I revised the validation function to verify a successful memory chunk read, reporting success only when the read operation was confirmed. Upon achieving a positive result, I dumped the entire firmware using the command flash read_bank 0 nrf52832_flash_dump.bin 0 0x80000, as illustrated in the image below.

Final Notes Link to heading

This project was way messier than it sounds here—a mix of trial, error, and occasional despair. The cover image, clearly a photo-op, my desk was a mess.
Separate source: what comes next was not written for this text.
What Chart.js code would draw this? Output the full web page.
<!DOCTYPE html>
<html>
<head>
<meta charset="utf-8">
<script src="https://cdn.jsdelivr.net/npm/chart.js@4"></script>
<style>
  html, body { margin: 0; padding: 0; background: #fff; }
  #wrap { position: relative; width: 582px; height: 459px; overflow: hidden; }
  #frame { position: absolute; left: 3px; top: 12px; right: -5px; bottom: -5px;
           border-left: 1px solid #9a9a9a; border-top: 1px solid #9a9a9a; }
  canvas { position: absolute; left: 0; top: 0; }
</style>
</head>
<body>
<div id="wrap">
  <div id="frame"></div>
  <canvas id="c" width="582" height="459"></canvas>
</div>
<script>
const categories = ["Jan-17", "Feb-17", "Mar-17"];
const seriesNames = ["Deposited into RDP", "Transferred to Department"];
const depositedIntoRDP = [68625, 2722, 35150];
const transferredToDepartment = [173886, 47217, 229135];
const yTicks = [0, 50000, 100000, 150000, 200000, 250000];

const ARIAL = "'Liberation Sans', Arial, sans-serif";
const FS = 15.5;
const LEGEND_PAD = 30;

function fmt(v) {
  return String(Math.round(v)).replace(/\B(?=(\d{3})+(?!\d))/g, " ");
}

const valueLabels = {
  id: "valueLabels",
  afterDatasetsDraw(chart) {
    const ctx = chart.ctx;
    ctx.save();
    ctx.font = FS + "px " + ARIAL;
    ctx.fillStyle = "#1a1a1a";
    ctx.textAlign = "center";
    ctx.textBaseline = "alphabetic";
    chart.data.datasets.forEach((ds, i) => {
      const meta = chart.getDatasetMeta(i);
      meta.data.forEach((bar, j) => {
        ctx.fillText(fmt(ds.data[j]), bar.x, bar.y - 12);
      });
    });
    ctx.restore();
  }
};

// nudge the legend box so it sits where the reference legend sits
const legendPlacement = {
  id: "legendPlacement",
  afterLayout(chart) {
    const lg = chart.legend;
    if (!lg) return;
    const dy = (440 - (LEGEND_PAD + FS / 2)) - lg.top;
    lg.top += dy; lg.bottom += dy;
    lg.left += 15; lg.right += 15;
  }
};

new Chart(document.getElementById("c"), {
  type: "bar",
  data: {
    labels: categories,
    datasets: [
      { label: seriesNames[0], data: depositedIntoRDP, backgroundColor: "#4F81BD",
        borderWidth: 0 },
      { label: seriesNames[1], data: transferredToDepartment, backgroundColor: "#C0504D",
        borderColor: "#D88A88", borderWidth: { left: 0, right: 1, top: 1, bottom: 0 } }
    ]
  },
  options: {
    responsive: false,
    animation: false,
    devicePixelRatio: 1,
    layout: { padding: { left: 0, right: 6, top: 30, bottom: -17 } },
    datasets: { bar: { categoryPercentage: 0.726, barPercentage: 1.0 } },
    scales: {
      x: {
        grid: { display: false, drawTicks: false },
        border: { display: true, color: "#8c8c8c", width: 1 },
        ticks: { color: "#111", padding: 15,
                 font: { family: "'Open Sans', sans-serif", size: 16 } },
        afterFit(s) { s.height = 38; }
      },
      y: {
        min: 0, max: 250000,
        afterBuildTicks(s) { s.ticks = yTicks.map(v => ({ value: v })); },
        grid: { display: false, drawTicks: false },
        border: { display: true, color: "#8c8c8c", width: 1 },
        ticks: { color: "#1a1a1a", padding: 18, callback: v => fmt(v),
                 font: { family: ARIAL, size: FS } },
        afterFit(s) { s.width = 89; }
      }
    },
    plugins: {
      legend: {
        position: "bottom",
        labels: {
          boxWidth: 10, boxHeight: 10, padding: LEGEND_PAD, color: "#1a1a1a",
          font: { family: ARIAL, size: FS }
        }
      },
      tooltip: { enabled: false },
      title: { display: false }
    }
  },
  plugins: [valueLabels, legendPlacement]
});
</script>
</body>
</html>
Persistence and breaking things down step by step were crucial, but I also learned some hard lessons that might save you trouble.
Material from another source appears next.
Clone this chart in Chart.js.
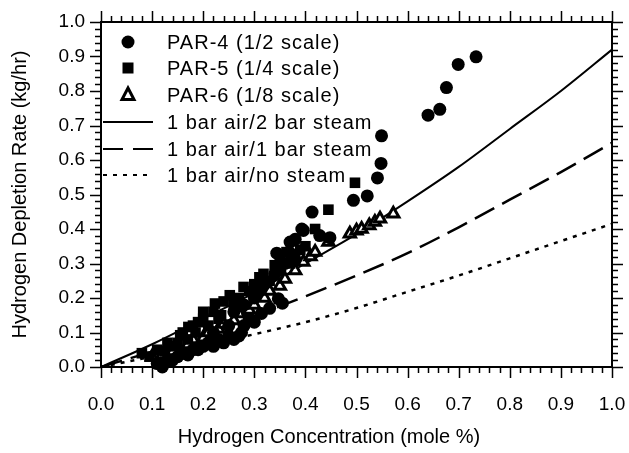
<!DOCTYPE html>
<html>
<head>
<meta charset="utf-8">
<script src="https://cdn.jsdelivr.net/npm/chart.js@4.4.1/dist/chart.umd.min.js"></script>
<style>
html, body { margin: 0; padding: 0; background: #fff; }
#wrap { width: 629px; height: 453px; }
</style>
</head>
<body>
<div id="wrap"><canvas id="depletionChart" width="629" height="453"></canvas></div>
<script>
// PAR-4 (1/2 scale) - circles
const par4X = [0.11, 0.12, 0.13, 0.14, 0.15, 0.16, 0.17, 0.18, 0.19, 0.20, 0.21, 0.22, 0.22, 0.23, 0.24, 0.25, 0.25, 0.26, 0.26, 0.27, 0.275, 0.28, 0.28, 0.29, 0.30, 0.30, 0.31, 0.314, 0.32, 0.33, 0.34, 0.344, 0.347, 0.35, 0.355, 0.36, 0.37, 0.37, 0.38, 0.38, 0.393, 0.396, 0.413, 0.428, 0.448, 0.494, 0.521, 0.541, 0.548, 0.549, 0.64, 0.663, 0.676, 0.699, 0.734];
const par4Y = [0.01, 0.00, 0.02, 0.02, 0.03, 0.04, 0.035, 0.05, 0.05, 0.06, 0.07, 0.06, 0.10, 0.08, 0.07, 0.09, 0.12, 0.08, 0.16, 0.09, 0.10, 0.12, 0.18, 0.14, 0.13, 0.20, 0.22, 0.155, 0.24, 0.17, 0.27, 0.33, 0.198, 0.28, 0.185, 0.30, 0.362, 0.33, 0.37, 0.31, 0.40, 0.396, 0.449, 0.381, 0.375, 0.483, 0.496, 0.548, 0.59, 0.67, 0.73, 0.747, 0.81, 0.877, 0.899];

// PAR-5 (1/4 scale) - squares
const par5X = [0.08, 0.095, 0.11, 0.125, 0.13, 0.14, 0.15, 0.155, 0.16, 0.17, 0.171, 0.18, 0.185, 0.19, 0.20, 0.20, 0.21, 0.22, 0.223, 0.23, 0.235, 0.24, 0.252, 0.26, 0.27, 0.279, 0.29, 0.30, 0.31, 0.318, 0.33, 0.34, 0.35, 0.363, 0.37, 0.38, 0.39, 0.40, 0.419, 0.445, 0.497];
const par5Y = [0.04, 0.03, 0.05, 0.045, 0.07, 0.06, 0.07, 0.092, 0.10, 0.08, 0.116, 0.12, 0.10, 0.13, 0.16, 0.14, 0.12, 0.16, 0.184, 0.14, 0.15, 0.19, 0.208, 0.18, 0.20, 0.232, 0.22, 0.24, 0.26, 0.27, 0.25, 0.295, 0.31, 0.333, 0.30, 0.32, 0.34, 0.35, 0.40, 0.456, 0.534];

// PAR-6 (1/8 scale) - triangles
const par6X = [0.10, 0.12, 0.14, 0.15, 0.17, 0.18, 0.20, 0.21, 0.23, 0.24, 0.26, 0.27, 0.29, 0.30, 0.32, 0.33, 0.35, 0.36, 0.38, 0.396, 0.41, 0.419, 0.445, 0.487, 0.50, 0.51, 0.525, 0.536, 0.546, 0.572];
const par6Y = [0.03, 0.035, 0.045, 0.06, 0.065, 0.08, 0.085, 0.10, 0.11, 0.125, 0.135, 0.155, 0.165, 0.18, 0.20, 0.22, 0.235, 0.255, 0.28, 0.304, 0.32, 0.333, 0.362, 0.386, 0.395, 0.40, 0.41, 0.42, 0.43, 0.444];

// model curves
const curveX = [0, 0.1, 0.2, 0.3, 0.4, 0.5, 0.6, 0.7, 0.8, 0.9, 1.0];
const steam2Y = [0, 0.066, 0.14, 0.215, 0.30, 0.385, 0.48, 0.58, 0.69, 0.80, 0.92];
const steam1Y = [0, 0.045, 0.095, 0.148, 0.205, 0.265, 0.33, 0.405, 0.485, 0.565, 0.65];
const noSteamY = [0, 0.03, 0.062, 0.095, 0.13, 0.171, 0.218, 0.265, 0.315, 0.365, 0.415];

const tickLabels = ['0.0', '0.1', '0.2', '0.3', '0.4', '0.5', '0.6', '0.7', '0.8', '0.9', '1.0'];

const legendItems = ['PAR-4 (1/2 scale)', 'PAR-5 (1/4 scale)', 'PAR-6 (1/8 scale)',
    '1 bar air/2 bar steam', '1 bar air/1 bar steam', '1 bar air/no steam'];

const FONT = '"Liberation Sans", Arial, Helvetica, sans-serif';

function toPoints(xs, ys) {
    return xs.map((x, i) => ({x: x, y: ys[i]}));
}

const axisFrame = {
    id: 'axisFrame',
    afterDraw(chart) {
        const {ctx, chartArea: a, scales: {x, y}} = chart;
        ctx.save();
        ctx.strokeStyle = '#000';
        ctx.lineWidth = 2;
        ctx.strokeRect(a.left, a.top, a.right - a.left, a.bottom - a.top);
        ctx.lineWidth = 1.5;
        ctx.beginPath();
        for (let i = 0; i <= 50; i++) {
            const len = i % 5 === 0 ? 11 : 6;
            const px = Math.round(x.getPixelForValue(i / 50)) + 0.5;
            const py = Math.round(y.getPixelForValue(i / 50)) + 0.5;
            ctx.moveTo(px, a.bottom); ctx.lineTo(px, a.bottom + len);
            ctx.moveTo(px, a.top); ctx.lineTo(px, a.top - len);
            ctx.moveTo(a.left, py); ctx.lineTo(a.left - len, py);
            ctx.moveTo(a.right, py); ctx.lineTo(a.right + len, py);
        }
        ctx.stroke();

        // x axis title
        ctx.fillStyle = '#000';
        ctx.font = '20px ' + FONT;
        ctx.textAlign = 'center';
        ctx.textBaseline = 'middle';
        ctx.fillText('Hydrogen Concentration (mole %)', 329, 437);

        // legend
        ctx.textAlign = 'left';
        ctx.letterSpacing = '1px';
        const symX = 128, textX = 167;
        const rows = [42, 68, 95, 122, 149, 175];
        legendItems.forEach((label, i) => {
            ctx.fillText(label, textX, rows[i] + 1);
        });
        ctx.letterSpacing = '0px';
        ctx.beginPath();
        ctx.arc(symX, rows[0], 6.5, 0, Math.PI * 2);
        ctx.fill();
        ctx.fillRect(symX - 5.5, rows[1] - 5.5, 11, 11);
        ctx.beginPath();
        ctx.moveTo(symX, rows[2] - 7);
        ctx.lineTo(symX + 6, rows[2] + 4.5);
        ctx.lineTo(symX - 6, rows[2] + 4.5);
        ctx.closePath();
        ctx.fillStyle = '#fff';
        ctx.fill();
        ctx.lineWidth = 3;
        ctx.stroke();
        const dashes = [[], [20, 10], [4, 6]];
        dashes.forEach((d, i) => {
            ctx.setLineDash(d);
            ctx.lineWidth = 2;
            ctx.beginPath();
            ctx.moveTo(103, rows[3 + i]);
            ctx.lineTo(153, rows[3 + i]);
            ctx.stroke();
        });
        ctx.restore();
    }
};

const ctx = document.getElementById('depletionChart');
new Chart(ctx, {
    type: 'scatter',
    data: {
        datasets: [{
            label: legendItems[5],
            data: toPoints(curveX, noSteamY),
            showLine: true,
            borderColor: '#000',
            borderWidth: 2.5,
            borderDash: [4, 6],
            pointRadius: 0,
            cubicInterpolationMode: 'monotone',
            order: 6
        }, {
            label: legendItems[4],
            data: toPoints(curveX, steam1Y),
            showLine: true,
            borderColor: '#000',
            borderWidth: 2.5,
            borderDash: [22, 9],
            pointRadius: 0,
            cubicInterpolationMode: 'monotone',
            order: 5
        }, {
            label: legendItems[3],
            data: toPoints(curveX, steam2Y),
            showLine: true,
            borderColor: '#000',
            borderWidth: 2,
            pointRadius: 0,
            cubicInterpolationMode: 'monotone',
            order: 4
        }, {
            label: legendItems[0],
            data: toPoints(par4X, par4Y),
            pointStyle: 'circle',
            pointRadius: 6.5,
            backgroundColor: '#000',
            borderColor: '#000',
            borderWidth: 0,
            clip: false,
            order: 1
        }, {
            label: legendItems[1],
            data: toPoints(par5X, par5Y),
            pointStyle: 'rect',
            pointRadius: 7.5,
            backgroundColor: '#000',
            borderColor: '#000',
            borderWidth: 0,
            clip: false,
            order: 2
        }, {
            label: legendItems[2],
            data: toPoints(par6X, par6Y),
            pointStyle: 'triangle',
            pointRadius: 6.5,
            backgroundColor: '#fff',
            borderColor: '#000',
            borderWidth: 3,
            clip: false,
            order: 3
        }]
    },
    options: {
        responsive: false,
        animation: false,
        devicePixelRatio: 1,
        layout: {
            padding: {top: 22, right: 17, left: 0, bottom: 0}
        },
        plugins: {
            legend: {display: false},
            tooltip: {enabled: false}
        },
        scales: {
            x: {
                type: 'linear',
                min: 0,
                max: 1,
                grid: {display: false, drawTicks: false},
                border: {display: false},
                ticks: {
                    stepSize: 0.1,
                    padding: 26,
                    maxRotation: 0,
                    autoSkip: false,
                    color: '#000',
                    font: {family: FONT, size: 19},
                    callback: (v, i) => tickLabels[i]
                },
                afterFit: scale => {
                    scale.height = 86;
                    // keep the tick padding from widening the side margins
                    scale.paddingLeft = 0;
                    scale.paddingRight = 13;
                }
            },
            y: {
                type: 'linear',
                min: 0,
                max: 1,
                grid: {display: false, drawTicks: false},
                border: {display: false},
                ticks: {
                    stepSize: 0.1,
                    padding: 16,
                    autoSkip: false,
                    color: '#000',
                    font: {family: FONT, size: 19},
                    callback: (v, i) => tickLabels[i]
                },
                title: {
                    display: true,
                    text: 'Hydrogen Depletion Rate (kg/hr)',
                    color: '#000',
                    font: {family: FONT, size: 20},
                    padding: {top: 8, bottom: 0}
                },
                afterFit: scale => {
                    scale.width = 101;
                    scale.paddingTop = 0;
                    scale.paddingBottom = 0;
                }
            }
        }
    },
    plugins: [axisFrame]
});
</script>
</body>
</html>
First, don’t trust OpenOCD’s messages alone to confirm APPROTECT is disabled. My initial “success” was misleading because I only checked if the debugger connected, not if I could actually read memory. Later, I found the chip was in a weird state—unlocked enough to connect but not functional for dumping firmware. Always validate by trying to read a small chunk of memory (like with OpenOCD’s mdw command) to confirm the chip is fully accessible.

Second, don’t underestimate resoldering ICs. Swapping the nRF52840 onto the development board sounded simple, but my shaky QFN soldering skills turned it into a nightmare. A bad SWDCLK connection cost me hours of debugging, and knocking off tiny capacitors was a disaster.

Finally, document everything. My notes on OpenOCD outputs and power traces were a lifesaver when things went wrong, like after the soldering fiasco. Without them, I’d have been lost trying to figure out if the glitch, the board, or my setup was the problem.

You can find my Jupyter notebooks for the voltage analysis and final glitch setup here. If you’ve tackled a similar project or hit your own roadblocks, I’d love to hear what worked for you—reach out!

Previous Work Link to heading

Here are the main resources I used for this experiment:

• https://limitedresults.com/2020/06/nrf52-debug-resurrection-approtect-bypass/
• https://limitedresults.com/2020/06/nrf52-debug-resurrection-approtect-bypass-part-2/
• https://i.blackhat.com/eu-20/Wednesday/eu-20-LimitedResults-Debug-Resurrection-On-nRF52-Series.pdf
• https://limitedresults.com/2021/03/the-pocketglitcher/
• https://docs.nordicsemi.com/bundle/IN/resource/in_133_v1.0.pdf
• https://diary-of-a-wimpy-researcher.org/posts/oculus2-controller-extracting-fw/
• https://github.com/atc1441/ESP32_nRF52_SWD
• https://nostarch.com/hardwarehacking

ANNEX Link to heading

Enabling/Disabling APPROTECT Link to heading

To enable APPROTECT on my development board’s chip, which comes unlocked from the factory I connected the debugger probe, used Telnet to connect to port 4444, and wrote the value 0xFFFFFF00 to the APPROTECT UICR register:

halt target halted due to debug-request, current mode: Handler PendSV xPSR: 0x0100000e pc: 0x0002ae7e msp: 0x2000ff84

flash fillw 0x10001208 0xFFFFFF00 0x01 wrote 4 bytes to 0x10001208 in 0.063454s (0.062 KiB/s)

reset

I quickly learned that once APPROTECT is enabled, disabling it isn’t straightforward. When I initially connected with OpenOCD and my STLinkV2 probe, I got this warning, which I completely ignored:

nRF52 device has a CTRL-AP dedicated to recover the device from AP lock. A high level adapter (like a ST-Link) you are currently using cannot accessthe CTRL-AP so ’nrf52_recover’ command will not work. Do not enable UICR APPROTECT.

This was OpenOCD warning me not to enable APPROTECT, as I wouldn’t be able to disable it. And that’s exactly what happened. I ended up with a locked nRF52840. I hadn’t realized there are different types of debug probes—it’s not just “official” vs. “clone.”

JLink vs ST-Link V2 Link to heading

There are “high level” and “low level” debug probes. ST-Link V2 is high level and can only talk to the AHB-AP, whereas J-Link can talk to AHB-AP as well as CTRL-AP. Disabling APPROTECT involves a mass erase via the CTRL-AP, accessible only by low-level adapters.

From the datasheet:

Access port protection is disabled by issuing an ERASEALL command via CTRL-AP. This command will erase the flash, UICR, and RAM, including UICR.APPROTECT. Erasing UICR will set UICR.APPROTECT value to Disabled

CTRL-AP - Control access port

The control access port (CTRL-AP) is a custom access port that enables control of the device when other access ports in the DAP are disabled by the access port protection.